Apesar de o risco de problemas cardíacos aumentar com o grau de severidade do diabete, nenhum estudo mostrou que, no curto prazo, baixar a glicemia agressivamente previne infarto ou AVC. É possível que um maior período de tratamento seja necessário para reduzir esse tipo de mal. Baixar a glicemia vigorosamente e logo no início do diabete provavelmente vai diminuir mortes relacionadas ao coração. Recentemente, o órgão regulador de medicamentos dos Estados Unidos apontou preocupações com drogas para o diabete que poderiam aumentar o risco de doença cardíaca e, por isso, passou a exigir estudos de segurança, especialmente em pacientes com alto probabilidade de infartar. Até ano atrás, as cinco drogas avaliadas se mostraram seguras, porém não reduziram o risco de doença cardíaca. Mas um trabalho recente mostrou, em três anos de tratamento, que a empagliflozina na verdade reduziu as mortes por problemas cardiovasculares em 38%. Foi o primeiro estudo a mostrar algo assim. Outros remédios da mesma classe da empagliflozina (antagonistas de SGLT2) estão sendo avaliados em grandes estudos clínicos. Teremos resultados nos próximos dois a quatro anos para saber se a classe como um todo é positiva para o coração. Outras duas drogas, a liraglutida e a semaglutida (agonistas de GLP1) mostraram reduções em complicações cardíacas mais recentemente. É, portanto, possível que mais drogas contra o diabete que minimizam problemas cardíacos sejam identificadas nos próximos anos em decorrências das várias pesquisas em progresso.
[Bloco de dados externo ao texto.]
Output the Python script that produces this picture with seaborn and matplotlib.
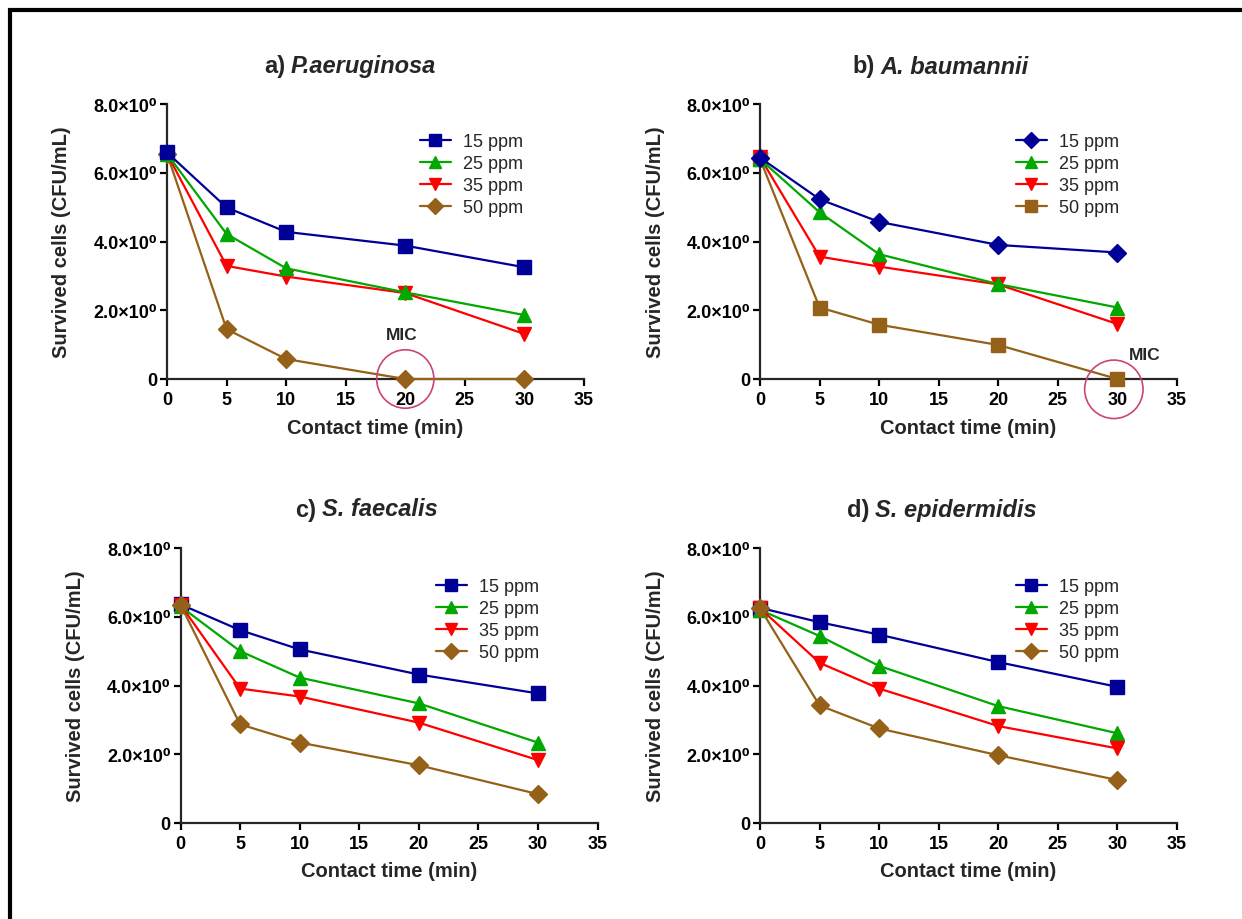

O senhor acha que a epidemia de diabete vai piorar ainda?
Essa epidemia está longe de acabar. O aumento da obesidade e as baixas taxas de atividade física, assim como o envelhecimento populacional, esperamos que a quantidade de pacientes com diabete vai aumentar substancialmente. A Organização Mundial da Saúde (OMS) reportou, em 1985, 30 milhões de adultos eram diabéticos. Em 1995, o número saltou para 135 milhões e, em 2002, para 173 milhões. A mesma entidade projeta que, em 2030, serão 366 milhões de adultos com a doença. De acordo com a Federação Internacional do Diabete, o Brasil está em quarto entre os países com maior número de diabéticos.